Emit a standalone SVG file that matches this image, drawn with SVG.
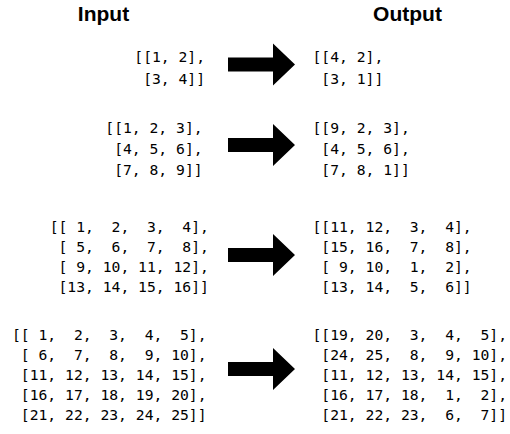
<svg xmlns="http://www.w3.org/2000/svg" width="510" height="434" viewBox="0 0 510 434">
<style>
.h{font-family:"Liberation Sans",Arial,sans-serif;font-weight:bold;font-size:21px;fill:#000;text-anchor:middle}
.m{font-family:"DejaVu Sans Mono","Liberation Mono",monospace;font-size:14.7px;fill:#000}
</style>
<defs>
<path id="arr" d="M0,-7 H45 V-21 L67,0 L45,21 V7 H0 Z" fill="#000"/>
</defs>
<rect width="510" height="434" fill="#fff"/>
<g id="header-input"><text class="h" x="103.5" y="20.5">Input</text></g>
<g id="header-output"><text class="h" x="407.5" y="20.5">Output</text></g>

<g id="in1" class="m"><text x="134.3" y="62">[[1,&#xA0;2],</text><text x="134.3" y="83.5">&#xA0;[3,&#xA0;4]]</text></g>
<g id="out1" class="m"><text x="312.5" y="62">[[4,&#xA0;2],</text><text x="312.5" y="83.5">&#xA0;[3,&#xA0;1]]</text></g>

<g id="in2" class="m"><text x="105.3" y="133">[[1,&#xA0;2,&#xA0;3],</text><text x="105.3" y="154">&#xA0;[4,&#xA0;5,&#xA0;6],</text><text x="105.3" y="175">&#xA0;[7,&#xA0;8,&#xA0;9]]</text></g>
<g id="out2" class="m"><text x="312.5" y="133">[[9,&#xA0;2,&#xA0;3],</text><text x="312.5" y="154">&#xA0;[4,&#xA0;5,&#xA0;6],</text><text x="312.5" y="175">&#xA0;[7,&#xA0;8,&#xA0;1]]</text></g>

<g id="in3" class="m"><text x="49.7" y="231.5">[[&#xA0;1,&#xA0;&#xA0;2,&#xA0;&#xA0;3,&#xA0;&#xA0;4],</text><text x="49.7" y="251.5">&#xA0;[&#xA0;5,&#xA0;&#xA0;6,&#xA0;&#xA0;7,&#xA0;&#xA0;8],</text><text x="49.7" y="271.5">&#xA0;[&#xA0;9,&#xA0;10,&#xA0;11,&#xA0;12],</text><text x="49.7" y="291.5">&#xA0;[13,&#xA0;14,&#xA0;15,&#xA0;16]]</text></g>
<g id="out3" class="m"><text x="312.5" y="231.5">[[11,&#xA0;12,&#xA0;&#xA0;3,&#xA0;&#xA0;4],</text><text x="312.5" y="251.5">&#xA0;[15,&#xA0;16,&#xA0;&#xA0;7,&#xA0;&#xA0;8],</text><text x="312.5" y="271.5">&#xA0;[&#xA0;9,&#xA0;10,&#xA0;&#xA0;1,&#xA0;&#xA0;2],</text><text x="312.5" y="291.5">&#xA0;[13,&#xA0;14,&#xA0;&#xA0;5,&#xA0;&#xA0;6]]</text></g>

<g id="in4" class="m"><text x="12" y="339.5">[[&#xA0;1,&#xA0;&#xA0;2,&#xA0;&#xA0;3,&#xA0;&#xA0;4,&#xA0;&#xA0;5],</text><text x="12" y="359.5">&#xA0;[&#xA0;6,&#xA0;&#xA0;7,&#xA0;&#xA0;8,&#xA0;&#xA0;9,&#xA0;10],</text><text x="12" y="379.5">&#xA0;[11,&#xA0;12,&#xA0;13,&#xA0;14,&#xA0;15],</text><text x="12" y="399.5">&#xA0;[16,&#xA0;17,&#xA0;18,&#xA0;19,&#xA0;20],</text><text x="12" y="419.5">&#xA0;[21,&#xA0;22,&#xA0;23,&#xA0;24,&#xA0;25]]</text></g>
<g id="out4" class="m"><text x="312.5" y="339.5">[[19,&#xA0;20,&#xA0;&#xA0;3,&#xA0;&#xA0;4,&#xA0;&#xA0;5],</text><text x="312.5" y="359.5">&#xA0;[24,&#xA0;25,&#xA0;&#xA0;8,&#xA0;&#xA0;9,&#xA0;10],</text><text x="312.5" y="379.5">&#xA0;[11,&#xA0;12,&#xA0;13,&#xA0;14,&#xA0;15],</text><text x="312.5" y="399.5">&#xA0;[16,&#xA0;17,&#xA0;18,&#xA0;&#xA0;1,&#xA0;&#xA0;2],</text><text x="312.5" y="419.5">&#xA0;[21,&#xA0;22,&#xA0;23,&#xA0;&#xA0;6,&#xA0;&#xA0;7]]</text></g>

<g id="connectors">
<use href="#arr" transform="translate(228,64.5)"/>
<use href="#arr" transform="translate(228,145)"/>
<use href="#arr" transform="translate(228,255)"/>
<use href="#arr" transform="translate(228,369)"/>
</g>
</svg>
____________
● **What is expected**: Each line of the data should be quoted exactly, with pictures left out.

● **Complete output**:
Emit a standalone SVG file that matches this image, drawn with SVG.
<svg xmlns="http://www.w3.org/2000/svg" width="510" height="434" viewBox="0 0 510 434">
<style>
.h{font-family:"Liberation Sans",Arial,sans-serif;font-weight:bold;font-size:21px;fill:#000;text-anchor:middle}
.m{font-family:"DejaVu Sans Mono","Liberation Mono",monospace;font-size:14.7px;fill:#000}
</style>
<defs>
<path id="arr" d="M0,-7 H45 V-21 L67,0 L45,21 V7 H0 Z" fill="#000"/>
</defs>
<rect width="510" height="434" fill="#fff"/>
<g id="header-input"><text class="h" x="103.5" y="20.5">Input</text></g>
<g id="header-output"><text class="h" x="407.5" y="20.5">Output</text></g>

<g id="in1" class="m"><text x="134.3" y="62">[[1,&#xA0;2],</text><text x="134.3" y="83.5">&#xA0;[3,&#xA0;4]]</text></g>
<g id="out1" class="m"><text x="312.5" y="62">[[4,&#xA0;2],</text><text x="312.5" y="83.5">&#xA0;[3,&#xA0;1]]</text></g>

<g id="in2" class="m"><text x="105.3" y="133">[[1,&#xA0;2,&#xA0;3],</text><text x="105.3" y="154">&#xA0;[4,&#xA0;5,&#xA0;6],</text><text x="105.3" y="175">&#xA0;[7,&#xA0;8,&#xA0;9]]</text></g>
<g id="out2" class="m"><text x="312.5" y="133">[[9,&#xA0;2,&#xA0;3],</text><text x="312.5" y="154">&#xA0;[4,&#xA0;5,&#xA0;6],</text><text x="312.5" y="175">&#xA0;[7,&#xA0;8,&#xA0;1]]</text></g>

<g id="in3" class="m"><text x="49.7" y="231.5">[[&#xA0;1,&#xA0;&#xA0;2,&#xA0;&#xA0;3,&#xA0;&#xA0;4],</text><text x="49.7" y="251.5">&#xA0;[&#xA0;5,&#xA0;&#xA0;6,&#xA0;&#xA0;7,&#xA0;&#xA0;8],</text><text x="49.7" y="271.5">&#xA0;[&#xA0;9,&#xA0;10,&#xA0;11,&#xA0;12],</text><text x="49.7" y="291.5">&#xA0;[13,&#xA0;14,&#xA0;15,&#xA0;16]]</text></g>
<g id="out3" class="m"><text x="312.5" y="231.5">[[11,&#xA0;12,&#xA0;&#xA0;3,&#xA0;&#xA0;4],</text><text x="312.5" y="251.5">&#xA0;[15,&#xA0;16,&#xA0;&#xA0;7,&#xA0;&#xA0;8],</text><text x="312.5" y="271.5">&#xA0;[&#xA0;9,&#xA0;10,&#xA0;&#xA0;1,&#xA0;&#xA0;2],</text><text x="312.5" y="291.5">&#xA0;[13,&#xA0;14,&#xA0;&#xA0;5,&#xA0;&#xA0;6]]</text></g>

<g id="in4" class="m"><text x="12" y="339.5">[[&#xA0;1,&#xA0;&#xA0;2,&#xA0;&#xA0;3,&#xA0;&#xA0;4,&#xA0;&#xA0;5],</text><text x="12" y="359.5">&#xA0;[&#xA0;6,&#xA0;&#xA0;7,&#xA0;&#xA0;8,&#xA0;&#xA0;9,&#xA0;10],</text><text x="12" y="379.5">&#xA0;[11,&#xA0;12,&#xA0;13,&#xA0;14,&#xA0;15],</text><text x="12" y="399.5">&#xA0;[16,&#xA0;17,&#xA0;18,&#xA0;19,&#xA0;20],</text><text x="12" y="419.5">&#xA0;[21,&#xA0;22,&#xA0;23,&#xA0;24,&#xA0;25]]</text></g>
<g id="out4" class="m"><text x="312.5" y="339.5">[[19,&#xA0;20,&#xA0;&#xA0;3,&#xA0;&#xA0;4,&#xA0;&#xA0;5],</text><text x="312.5" y="359.5">&#xA0;[24,&#xA0;25,&#xA0;&#xA0;8,&#xA0;&#xA0;9,&#xA0;10],</text><text x="312.5" y="379.5">&#xA0;[11,&#xA0;12,&#xA0;13,&#xA0;14,&#xA0;15],</text><text x="312.5" y="399.5">&#xA0;[16,&#xA0;17,&#xA0;18,&#xA0;&#xA0;1,&#xA0;&#xA0;2],</text><text x="312.5" y="419.5">&#xA0;[21,&#xA0;22,&#xA0;23,&#xA0;&#xA0;6,&#xA0;&#xA0;7]]</text></g>

<g id="connectors">
<use href="#arr" transform="translate(228,64.5)"/>
<use href="#arr" transform="translate(228,145)"/>
<use href="#arr" transform="translate(228,255)"/>
<use href="#arr" transform="translate(228,369)"/>
</g>
</svg>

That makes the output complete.